If one is going to use an image of moving forward to describe time, rather than use one that conveys plodding along wearily or dutifully--not really knowing where one is being forced to go--why not use one that evokes style and grace. Sophistication and self-assured poise...perhaps a hint of mystique and charm. I for one would rather DANCE through life, than march.
This might look like a picture of a simple clock radio, but it is SO much more.

Nearly 30 years later, that radio is still working perfectly. It has stood the test of time. I can relate so much to that damn clock. That clock is ME.
The celebration of New Year's Eve/Day always sharpens the focus on the passage of time. More so, the older we get. Once past 40, there is so much life under the belt....so many New Year's Eves past to remember, all filed away in the memory vault.

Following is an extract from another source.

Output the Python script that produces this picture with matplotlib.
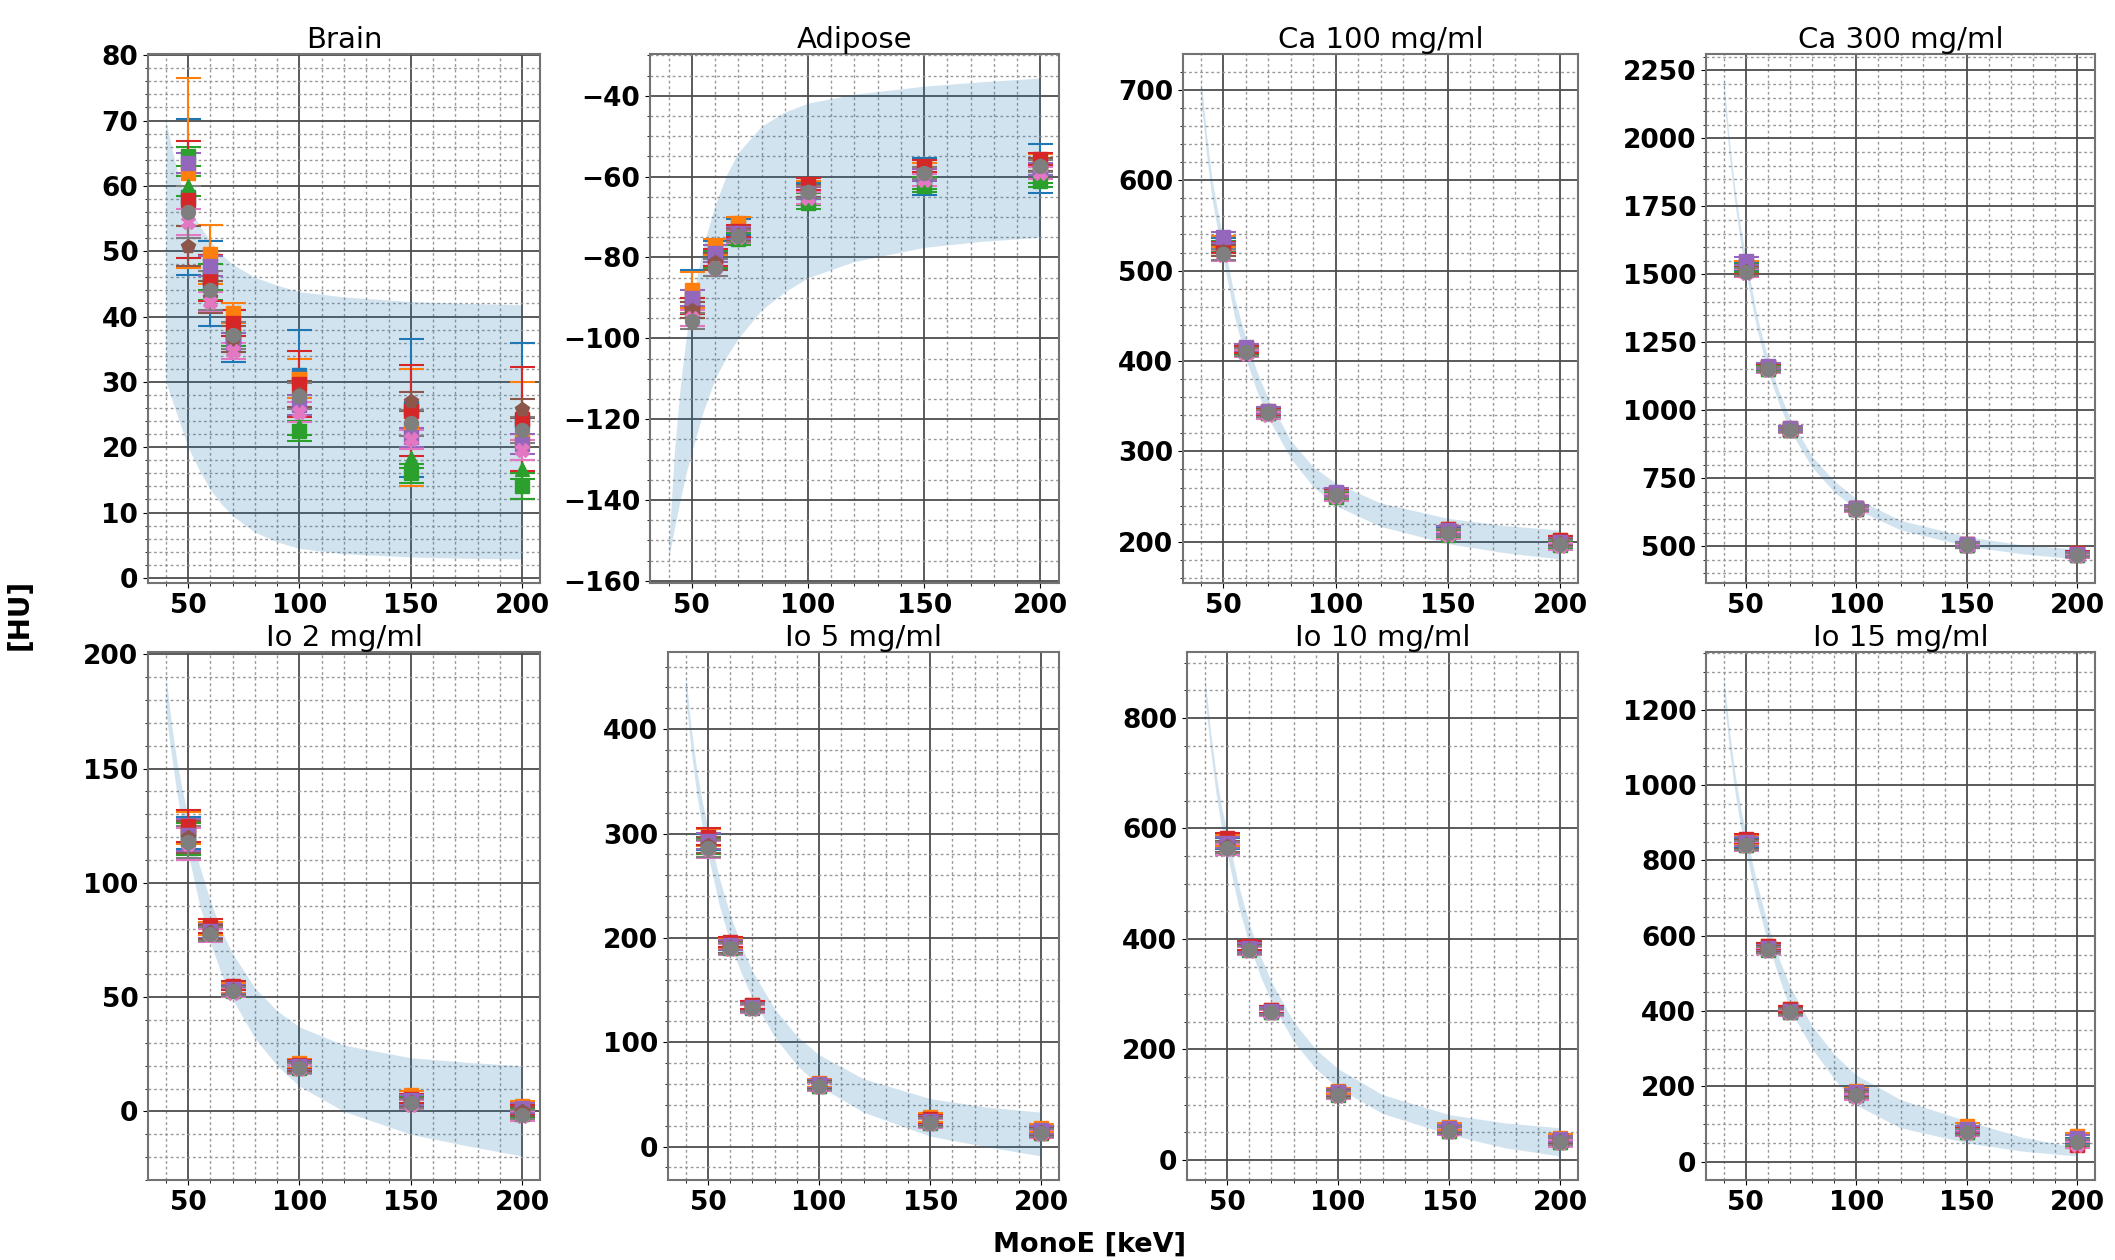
import numpy as np
import matplotlib.pyplot as plt
from matplotlib.ticker import MultipleLocator

# energies of the measured points and of the band
energies = [50, 60, 70, 100, 150, 200]
band_e = [40, 42.5, 45, 47.5, 50, 55, 60, 65, 70, 80, 90, 100, 120, 150, 175, 200]

# series styles (tab10 colours)
series_colors = ['C0', 'C1', 'C2', 'C2', 'C3', 'C4', 'C5', 'C6', 'C7']
series_markers = ['s', 's', '^', 's', 's', 's', 'p', 'X', 'o']

titles = ['Brain', 'Adipose', 'Ca 100 mg/ml', 'Ca 300 mg/ml',
          'Io 2 mg/ml', 'Io 5 mg/ml', 'Io 10 mg/ml', 'Io 15 mg/ml']

# Brain
brain_mean = [[58.3, 45, 37, 31, 26, 24],
              [62, 49.5, 40.5, 30.5, 23, 21],
              [60, 44, 36, 23.3, 18.3, 16.6],
              [64.5, 46, 37, 22.5, 16, 14],
              [57.9, 45.9, 39, 29.7, 25.6, 24.3],
              [63.5, 47.7, 36, 26.5, 21.5, 20.5],
              [50.8, 43, 36.5, 28.2, 27, 25.9],
              [54.5, 42.3, 34.7, 25.4, 21.2, 19.6],
              [56, 44, 37.1, 27.8, 23.7, 22.6]]
brain_err = [[12, 6.5, 4, 7, 10.5, 12],
             [14.5, 4.5, 1.5, 3, 9, 9],
             [1.5, 1.5, 1.5, 1.5, 1.5, 1.5],
             [1.5, 2, 1.5, 1.5, 1.5, 2],
             [9, 3.5, 2, 5, 7, 8],
             [1.5, 1.5, 1.5, 1.5, 1.5, 1.5],
             [3, 2.5, 2, 2, 1.5, 1.5],
             [2, 1.5, 1.2, 1.5, 1.5, 1.5],
             [4, 3, 2, 2, 2, 2]]
brain_up = [70, 66, 62.5, 59.5, 57, 54, 51.5, 49.5, 48, 46, 44.8, 43.8, 43, 42.3, 42, 41.8]
brain_lo = [30, 27.5, 25, 22.5, 20, 16.5, 13.5, 11.3, 9.5, 7, 5.5, 4.5, 3.7, 3.2, 3, 2.9]

# Adipose
adipose_mean = [[-90, -79, -72.5, -63.5, -60, -58],
                [-88, -77.5, -71.5, -62.5, -58.5, -56.5],
                [-92, -80.5, -75, -65.5, -61.5, -60],
                [-93, -81, -75.5, -66.5, -62.3, -61],
                [-92, -80, -73.5, -61.8, -57.3, -55.7],
                [-90, -79, -74, -64, -59.5, -58],
                [-93, -81, -74.5, -63.5, -59, -57],
                [-95, -82.5, -75, -65.3, -60.8, -59],
                [-95.7, -82.5, -74.7, -63.8, -59, -57.3]]
adipose_err = [[7, 3, 2, 2, 4.5, 6],
               [4.5, 2, 1.5, 1.5, 2, 2],
               [2, 2, 1.5, 1.5, 1.5, 1.5],
               [2, 2, 1.5, 1.5, 1.5, 1.5],
               [2, 2, 1.5, 1.5, 1.5, 1.5],
               [2, 2, 1.5, 1.5, 1.5, 1.5],
               [2, 2, 1.5, 1.5, 1.5, 1.5],
               [2, 2, 1.5, 1.5, 1.5, 1.5],
               [2, 2, 1.5, 1.5, 1.5, 1.5]]
adipose_up = [-152, -128, -112, -100, -91, -77, -67, -59.5, -54, -47.5, -44, -41.8, -39.6, -37.6, -36.5, -35.6]
adipose_lo = [-154.6, -147, -140, -133.5, -128, -118, -110, -104.5, -100, -93, -88.5, -85, -81, -77.5, -76, -75]

# Ca 100 mg/ml
ca100_mean = [[530, 413, 344, 253, 212, 200],
              [532, 414, 345, 254, 214, 202],
              [526, 411, 342, 251, 209, 197],
              [527, 411, 342, 250, 208, 196],
              [526, 413, 344, 254, 214, 202],
              [537, 415, 345, 255, 213, 200],
              [522, 410, 342, 252, 210, 199],
              [517, 408, 340, 249, 207, 195],
              [518, 410, 342, 252, 210, 198]]
ca100_err = [6, 4, 4, 4, 4, 4]
ca100_up = [713, 650, 600, 565, 535, 470, 425, 388, 358, 312, 283, 265, 243, 226, 218, 213]
ca100_lo = [690, 628, 578, 543, 512, 448, 402, 366, 337, 292, 261, 240, 217, 198, 188, 181]

# Ca 300 mg/ml
ca300_mean = [[1530, 1158, 932, 640, 506, 472],
              [1535, 1160, 933, 641, 508, 474],
              [1522, 1153, 929, 637, 504, 469],
              [1520, 1152, 928, 636, 503, 468],
              [1515, 1160, 932, 641, 508, 474],
              [1548, 1162, 934, 642, 507, 472],
              [1512, 1150, 927, 636, 502, 468],
              [1505, 1148, 925, 634, 500, 465],
              [1508, 1150, 928, 636, 503, 468]]
ca300_err = [15, 10, 8, 8, 8, 8]
ca300_up = [2222, 2000, 1820, 1680, 1565, 1350, 1190, 1070, 970, 830, 740, 675, 595, 535, 505, 490]
ca300_lo = [2160, 1940, 1765, 1625, 1505, 1300, 1140, 1025, 925, 790, 700, 635, 560, 500, 472, 453]

# Io 2 mg/ml
io2_mean = [[122, 79, 53.5, 20, 5, 0.5],
            [124, 80, 54, 21, 7, 2.5],
            [120, 78, 53, 19.5, 4.5, -0.5],
            [119, 78, 52.5, 19, 4, -1],
            [125, 81, 55, 20.5, 5.5, 1],
            [121, 79, 53.5, 20, 5, 1.5],
            [120, 78.5, 53, 19.5, 4, 0],
            [117, 77, 52, 18.5, 3, -2],
            [118, 77.5, 52.5, 19, 3.5, -1.5]]
io2_err = [7, 3, 2, 2, 2, 2]
io2_up = [190.5, 170, 153, 140, 129, 108, 92, 79, 69, 54, 44, 37, 29, 23.5, 21.5, 20]
io2_lo = [175, 156, 139, 125, 113, 91, 74, 60, 49, 32, 20, 11, 0, -10, -15, -19.5]

# Io 5 mg/ml
io5_mean = [[292, 193, 135, 60, 25, 15],
            [296, 195, 136, 61, 28, 18],
            [289, 191, 133.5, 58.5, 23.5, 13.5],
            [288, 190, 133, 58, 23, 13],
            [297, 196, 136, 60, 26, 14],
            [293, 193, 134, 60, 25, 16],
            [289, 191, 133, 59, 24, 14],
            [285, 189, 132, 57, 22, 12],
            [286, 190, 133, 58, 23, 13]]
io5_err = [8, 5, 4, 4, 4, 4]
io5_up = [451, 400, 360, 330, 305, 258, 222, 193, 168, 132, 106, 88, 65, 46, 38, 33]
io5_lo = [430, 378, 337, 305, 280, 232, 195, 166, 142, 105, 78, 58, 33, 10, 0, -9]

# Io 10 mg/ml
io10_mean = [[572, 383, 270, 121, 55, 36],
             [578, 386, 272, 125, 60, 40],
             [567, 381, 268, 119, 53, 33],
             [566, 380, 267, 118, 52, 32],
             [582, 388, 272, 122, 56, 36],
             [574, 384, 270, 122, 57, 38],
             [568, 381, 268, 120, 54, 34],
             [562, 378, 266, 116, 51, 30],
             [565, 380, 268, 118, 53, 33]]
io10_err = [10, 8, 6, 6, 6, 6]
io10_up = [876, 780, 700, 640, 595, 500, 428, 370, 322, 250, 200, 165, 118, 82, 67, 58]
io10_lo = [840, 745, 665, 602, 555, 462, 390, 333, 286, 214, 165, 130, 84, 46, 22, 7]

# Io 15 mg/ml
io15_mean = [[848, 567, 400, 180, 82, 55],
             [855, 572, 405, 188, 95, 68],
             [842, 564, 398, 177, 79, 51],
             [840, 563, 397, 176, 78, 50],
             [858, 573, 405, 182, 84, 45],
             [850, 568, 400, 184, 88, 62],
             [843, 565, 399, 179, 80, 52],
             [838, 560, 394, 172, 75, 45],
             [840, 563, 397, 177, 79, 51]]
io15_err = [12, 8, 8, 8, 8, 8]
io15_up = [1290, 1150, 1035, 945, 875, 740, 630, 540, 465, 360, 285, 230, 165, 108, 65, 38]
io15_lo = [1240, 1100, 985, 895, 825, 690, 580, 490, 405, 300, 220, 150, 90, 50, 28, 15]

means = [brain_mean, adipose_mean, ca100_mean, ca300_mean, io2_mean, io5_mean, io10_mean, io15_mean]
errs = [brain_err, adipose_err, ca100_err, ca300_err, io2_err, io5_err, io10_err, io15_err]
ups = [brain_up, adipose_up, ca100_up, ca300_up, io2_up, io5_up, io10_up, io15_up]
los = [brain_lo, adipose_lo, ca100_lo, ca300_lo, io2_lo, io5_lo, io10_lo, io15_lo]

# y tick spacing (major, minor)
y_major = [10, 20, 100, 250, 50, 100, 200, 200]
y_minor = [2, 5, 20, 50, 10, 20, 50, 50]

# axes boxes in pixels (left, right) per panel, rows (top, bottom)
W, H = 2115, 1260
cols = [(148, 540), (650, 1059), (1183, 1578), (1706, 2095),
        (148, 540), (668, 1059), (1187, 1578), (1706, 2095)]
rows = [(54, 583), (652, 1180)]

fig = plt.figure(figsize=(W / 100, H / 100), dpi=100)

for i in range(8):
    l, r = cols[i]
    t, b = rows[i // 4]
    ax = fig.add_axes([l / W, 1 - b / H, (r - l) / W, (b - t) / H])

    ax.fill_between(band_e, los[i], ups[i], color='C0', alpha=0.2, linewidth=0)

    m = np.array(means[i], dtype=float)
    e = np.broadcast_to(np.array(errs[i], dtype=float), m.shape)
    for k in range(m.shape[0]):
        ax.errorbar(energies, m[k], yerr=e[k], fmt=series_markers[k],
                    color=series_colors[k], ms=10, capsize=9,
                    elinewidth=1.5, capthick=1.5)

    ax.xaxis.set_major_locator(MultipleLocator(50))
    ax.xaxis.set_minor_locator(MultipleLocator(10))
    ax.yaxis.set_major_locator(MultipleLocator(y_major[i]))
    ax.yaxis.set_minor_locator(MultipleLocator(y_minor[i]))
    ax.grid(which='major', color='0.3', linewidth=1.3)
    ax.grid(which='minor', color='0.6', linestyle=(0, (2, 2)), linewidth=1.0)
    ax.set_axisbelow(True)

    ax.tick_params(labelsize=19)
    for lab in ax.get_xticklabels() + ax.get_yticklabels():
        lab.set_fontweight('bold')
    for s in ax.spines.values():
        s.set_color('0.45')
        s.set_linewidth(1.5)

    ax.set_title(titles[i], fontsize=21, pad=4)

fig.text(20 / W, 1 - 614 / H, '[HU]', rotation=90, fontsize=20, fontweight='bold',
         ha='center', va='center')
fig.text(1090 / W, 1 - 1245 / H, 'MonoE [keV]', fontsize=19.5, fontweight='bold',
         ha='center', va='center')

fig.savefig('out.png', dpi=100)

Being right in the middle of life--halfway through, if I live to a typical old age--it's kind of exciting. I've lived through enough New Years to see how VERY much life can change in just 3 years. How you can become a completely different person from one decade to the next.
I won't lie. I am wondering what my life will look like at the end of 2009 already. I'm wondering how it will change, which dreams will come to fruition, and who will still be alive. Will my book be selling like crazy, or fading into the background because it just wasn't everyone's cup of tea. Where will I be when I meet my Beloved...the person who just might share the rest of my life?
None of it worries me. It's all just innocent, childlike wonder....and I know enough now to make sure I stay in each moment, as the year slowly unfolds. I don't want to miss one detail.
And now I hear the violins, piano, bass and bandoneons starting up...I've just placed the rose in my teeth. Let's tango.